▸ **Objective**
Leave out any pictures and transcribe all other data below exactly.

▸ **Stored data**
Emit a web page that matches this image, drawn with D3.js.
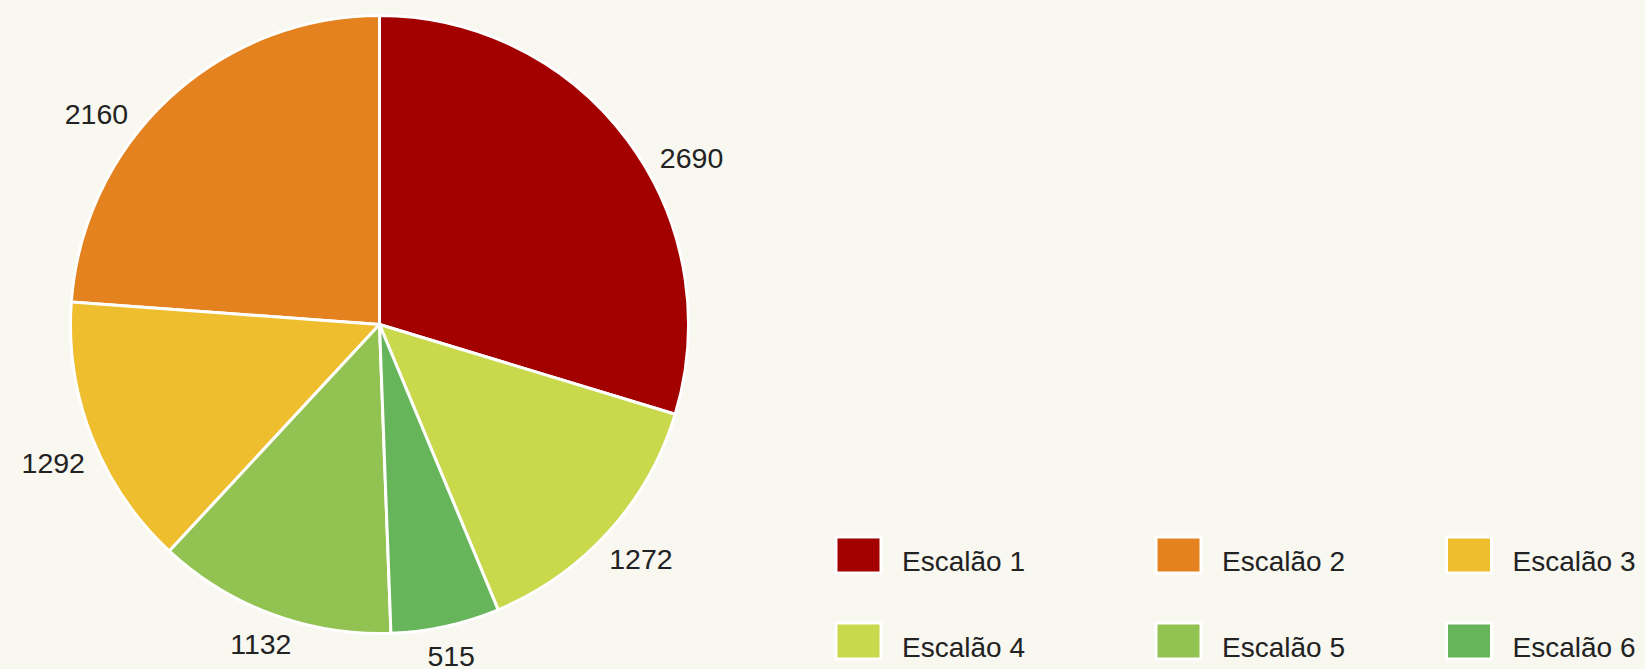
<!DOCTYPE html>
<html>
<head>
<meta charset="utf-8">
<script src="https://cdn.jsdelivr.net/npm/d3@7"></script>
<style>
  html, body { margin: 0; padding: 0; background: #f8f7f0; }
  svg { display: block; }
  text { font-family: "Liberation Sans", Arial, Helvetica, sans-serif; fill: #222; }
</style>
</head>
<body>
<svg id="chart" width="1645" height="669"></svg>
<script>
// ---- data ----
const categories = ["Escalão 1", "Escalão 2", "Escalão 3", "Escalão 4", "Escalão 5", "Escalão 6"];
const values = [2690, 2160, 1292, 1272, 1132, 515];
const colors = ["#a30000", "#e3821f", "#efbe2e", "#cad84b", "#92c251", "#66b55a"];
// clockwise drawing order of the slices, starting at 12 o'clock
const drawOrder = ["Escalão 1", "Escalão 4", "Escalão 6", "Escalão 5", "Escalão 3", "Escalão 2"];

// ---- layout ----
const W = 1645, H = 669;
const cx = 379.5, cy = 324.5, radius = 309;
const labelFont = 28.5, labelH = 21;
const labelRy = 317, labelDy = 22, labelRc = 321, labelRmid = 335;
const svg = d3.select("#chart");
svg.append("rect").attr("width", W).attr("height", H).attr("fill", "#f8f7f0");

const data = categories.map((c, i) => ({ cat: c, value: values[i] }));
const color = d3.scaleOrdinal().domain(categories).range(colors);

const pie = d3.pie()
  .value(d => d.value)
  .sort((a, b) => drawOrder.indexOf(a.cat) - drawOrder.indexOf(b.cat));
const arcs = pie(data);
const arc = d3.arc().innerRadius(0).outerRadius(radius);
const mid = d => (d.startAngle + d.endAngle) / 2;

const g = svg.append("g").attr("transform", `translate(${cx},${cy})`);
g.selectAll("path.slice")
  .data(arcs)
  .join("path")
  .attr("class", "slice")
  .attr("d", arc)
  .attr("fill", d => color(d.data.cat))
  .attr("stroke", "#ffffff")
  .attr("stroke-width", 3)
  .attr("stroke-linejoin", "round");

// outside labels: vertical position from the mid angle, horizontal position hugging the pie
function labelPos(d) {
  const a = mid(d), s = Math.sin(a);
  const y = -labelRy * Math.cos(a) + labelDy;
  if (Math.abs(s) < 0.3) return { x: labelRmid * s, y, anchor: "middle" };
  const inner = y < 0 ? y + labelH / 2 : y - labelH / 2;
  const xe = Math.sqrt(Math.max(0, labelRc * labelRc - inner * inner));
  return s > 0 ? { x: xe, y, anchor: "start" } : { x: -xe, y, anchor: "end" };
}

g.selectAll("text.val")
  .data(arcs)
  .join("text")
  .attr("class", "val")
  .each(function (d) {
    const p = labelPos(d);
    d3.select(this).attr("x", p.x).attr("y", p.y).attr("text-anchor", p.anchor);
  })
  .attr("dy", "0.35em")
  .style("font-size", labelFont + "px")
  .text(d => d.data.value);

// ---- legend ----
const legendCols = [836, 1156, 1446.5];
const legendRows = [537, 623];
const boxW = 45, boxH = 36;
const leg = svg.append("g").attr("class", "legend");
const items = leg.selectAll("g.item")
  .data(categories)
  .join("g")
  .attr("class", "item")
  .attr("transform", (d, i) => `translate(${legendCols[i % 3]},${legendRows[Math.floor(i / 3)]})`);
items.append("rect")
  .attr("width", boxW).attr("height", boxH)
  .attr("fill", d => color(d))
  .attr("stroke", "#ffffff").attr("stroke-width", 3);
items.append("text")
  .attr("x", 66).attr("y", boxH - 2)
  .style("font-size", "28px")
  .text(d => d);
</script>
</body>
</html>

▸ **Reply to the exercise**
Emit a web page that matches this image, drawn with D3.js.
<!DOCTYPE html>
<html>
<head>
<meta charset="utf-8">
<script src="https://cdn.jsdelivr.net/npm/d3@7"></script>
<style>
  html, body { margin: 0; padding: 0; background: #f8f7f0; }
  svg { display: block; }
  text { font-family: "Liberation Sans", Arial, Helvetica, sans-serif; fill: #222; }
</style>
</head>
<body>
<svg id="chart" width="1645" height="669"></svg>
<script>
// ---- data ----
const categories = ["Escalão 1", "Escalão 2", "Escalão 3", "Escalão 4", "Escalão 5", "Escalão 6"];
const values = [2690, 2160, 1292, 1272, 1132, 515];
const colors = ["#a30000", "#e3821f", "#efbe2e", "#cad84b", "#92c251", "#66b55a"];
// clockwise drawing order of the slices, starting at 12 o'clock
const drawOrder = ["Escalão 1", "Escalão 4", "Escalão 6", "Escalão 5", "Escalão 3", "Escalão 2"];

// ---- layout ----
const W = 1645, H = 669;
const cx = 379.5, cy = 324.5, radius = 309;
const labelFont = 28.5, labelH = 21;
const labelRy = 317, labelDy = 22, labelRc = 321, labelRmid = 335;
const svg = d3.select("#chart");
svg.append("rect").attr("width", W).attr("height", H).attr("fill", "#f8f7f0");

const data = categories.map((c, i) => ({ cat: c, value: values[i] }));
const color = d3.scaleOrdinal().domain(categories).range(colors);

const pie = d3.pie()
  .value(d => d.value)
  .sort((a, b) => drawOrder.indexOf(a.cat) - drawOrder.indexOf(b.cat));
const arcs = pie(data);
const arc = d3.arc().innerRadius(0).outerRadius(radius);
const mid = d => (d.startAngle + d.endAngle) / 2;

const g = svg.append("g").attr("transform", `translate(${cx},${cy})`);
g.selectAll("path.slice")
  .data(arcs)
  .join("path")
  .attr("class", "slice")
  .attr("d", arc)
  .attr("fill", d => color(d.data.cat))
  .attr("stroke", "#ffffff")
  .attr("stroke-width", 3)
  .attr("stroke-linejoin", "round");

// outside labels: vertical position from the mid angle, horizontal position hugging the pie
function labelPos(d) {
  const a = mid(d), s = Math.sin(a);
  const y = -labelRy * Math.cos(a) + labelDy;
  if (Math.abs(s) < 0.3) return { x: labelRmid * s, y, anchor: "middle" };
  const inner = y < 0 ? y + labelH / 2 : y - labelH / 2;
  const xe = Math.sqrt(Math.max(0, labelRc * labelRc - inner * inner));
  return s > 0 ? { x: xe, y, anchor: "start" } : { x: -xe, y, anchor: "end" };
}

g.selectAll("text.val")
  .data(arcs)
  .join("text")
  .attr("class", "val")
  .each(function (d) {
    const p = labelPos(d);
    d3.select(this).attr("x", p.x).attr("y", p.y).attr("text-anchor", p.anchor);
  })
  .attr("dy", "0.35em")
  .style("font-size", labelFont + "px")
  .text(d => d.data.value);

// ---- legend ----
const legendCols = [836, 1156, 1446.5];
const legendRows = [537, 623];
const boxW = 45, boxH = 36;
const leg = svg.append("g").attr("class", "legend");
const items = leg.selectAll("g.item")
  .data(categories)
  .join("g")
  .attr("class", "item")
  .attr("transform", (d, i) => `translate(${legendCols[i % 3]},${legendRows[Math.floor(i / 3)]})`);
items.append("rect")
  .attr("width", boxW).attr("height", boxH)
  .attr("fill", d => color(d))
  .attr("stroke", "#ffffff").attr("stroke-width", 3);
items.append("text")
  .attr("x", 66).attr("y", boxH - 2)
  .style("font-size", "28px")
  .text(d => d);
</script>
</body>
</html>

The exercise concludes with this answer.